## Work to complete:
Search the data for the word "image" and copy every line that contains it.
::: Data shown
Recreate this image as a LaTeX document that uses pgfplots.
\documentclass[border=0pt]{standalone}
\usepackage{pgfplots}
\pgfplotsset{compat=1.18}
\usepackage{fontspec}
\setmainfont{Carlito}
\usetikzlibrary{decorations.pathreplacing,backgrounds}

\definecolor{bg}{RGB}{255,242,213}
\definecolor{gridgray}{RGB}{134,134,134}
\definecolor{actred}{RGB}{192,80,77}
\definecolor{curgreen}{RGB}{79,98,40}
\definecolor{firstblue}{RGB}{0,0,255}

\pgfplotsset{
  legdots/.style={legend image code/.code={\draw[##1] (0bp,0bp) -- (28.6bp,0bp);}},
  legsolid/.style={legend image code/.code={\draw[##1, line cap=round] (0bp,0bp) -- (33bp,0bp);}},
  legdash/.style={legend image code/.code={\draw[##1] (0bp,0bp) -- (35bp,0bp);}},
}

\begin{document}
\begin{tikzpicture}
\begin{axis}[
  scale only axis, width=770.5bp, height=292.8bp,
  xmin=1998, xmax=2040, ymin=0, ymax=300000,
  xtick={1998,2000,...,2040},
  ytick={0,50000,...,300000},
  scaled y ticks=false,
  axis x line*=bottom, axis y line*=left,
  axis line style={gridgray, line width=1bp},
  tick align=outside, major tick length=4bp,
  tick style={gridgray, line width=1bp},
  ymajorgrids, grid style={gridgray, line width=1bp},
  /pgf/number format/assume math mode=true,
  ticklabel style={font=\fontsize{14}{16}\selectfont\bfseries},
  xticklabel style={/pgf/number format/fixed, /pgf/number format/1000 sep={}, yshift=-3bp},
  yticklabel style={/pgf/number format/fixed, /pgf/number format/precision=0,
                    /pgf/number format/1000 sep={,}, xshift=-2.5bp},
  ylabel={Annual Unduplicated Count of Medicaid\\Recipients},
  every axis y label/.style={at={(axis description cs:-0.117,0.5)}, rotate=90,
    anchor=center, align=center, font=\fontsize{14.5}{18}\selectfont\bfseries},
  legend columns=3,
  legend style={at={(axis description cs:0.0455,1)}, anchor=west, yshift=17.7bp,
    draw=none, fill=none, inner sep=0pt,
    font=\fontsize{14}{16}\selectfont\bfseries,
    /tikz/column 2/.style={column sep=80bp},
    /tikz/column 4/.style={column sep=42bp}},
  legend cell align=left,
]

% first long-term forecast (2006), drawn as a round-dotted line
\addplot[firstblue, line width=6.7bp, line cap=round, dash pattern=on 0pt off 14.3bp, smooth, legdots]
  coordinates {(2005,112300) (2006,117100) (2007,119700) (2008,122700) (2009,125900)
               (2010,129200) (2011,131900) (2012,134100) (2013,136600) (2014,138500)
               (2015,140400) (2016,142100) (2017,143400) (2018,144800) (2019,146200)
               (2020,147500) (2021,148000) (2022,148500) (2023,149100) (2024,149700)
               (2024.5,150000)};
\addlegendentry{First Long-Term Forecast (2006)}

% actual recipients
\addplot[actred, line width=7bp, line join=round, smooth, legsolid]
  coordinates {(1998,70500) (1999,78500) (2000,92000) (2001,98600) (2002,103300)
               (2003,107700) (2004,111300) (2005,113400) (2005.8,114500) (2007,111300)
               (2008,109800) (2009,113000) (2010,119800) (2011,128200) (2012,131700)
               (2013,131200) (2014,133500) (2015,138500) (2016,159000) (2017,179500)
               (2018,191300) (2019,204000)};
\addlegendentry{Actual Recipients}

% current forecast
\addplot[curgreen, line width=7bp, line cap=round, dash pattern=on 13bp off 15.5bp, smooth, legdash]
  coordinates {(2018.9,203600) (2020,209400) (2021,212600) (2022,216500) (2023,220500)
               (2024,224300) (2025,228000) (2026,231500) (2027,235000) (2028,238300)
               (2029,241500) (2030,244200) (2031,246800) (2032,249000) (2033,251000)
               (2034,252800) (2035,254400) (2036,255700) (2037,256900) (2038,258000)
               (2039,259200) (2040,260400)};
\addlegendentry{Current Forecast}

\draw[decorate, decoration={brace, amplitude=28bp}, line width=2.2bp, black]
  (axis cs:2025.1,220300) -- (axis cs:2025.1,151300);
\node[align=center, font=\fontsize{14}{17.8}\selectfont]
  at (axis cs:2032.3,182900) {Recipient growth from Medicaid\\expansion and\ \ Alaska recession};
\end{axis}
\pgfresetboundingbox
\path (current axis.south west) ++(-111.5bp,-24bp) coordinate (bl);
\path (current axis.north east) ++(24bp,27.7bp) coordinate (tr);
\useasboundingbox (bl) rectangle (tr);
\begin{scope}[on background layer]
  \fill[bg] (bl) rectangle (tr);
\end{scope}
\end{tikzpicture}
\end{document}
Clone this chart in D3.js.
::::::
## Full answer:
Recreate this image as a LaTeX document that uses pgfplots.
  legdots/.style={legend image code/.code={\draw[##1] (0bp,0bp) -- (28.6bp,0bp);}},
  legsolid/.style={legend image code/.code={\draw[##1, line cap=round] (0bp,0bp) -- (33bp,0bp);}},
  legdash/.style={legend image code/.code={\draw[##1] (0bp,0bp) -- (35bp,0bp);}},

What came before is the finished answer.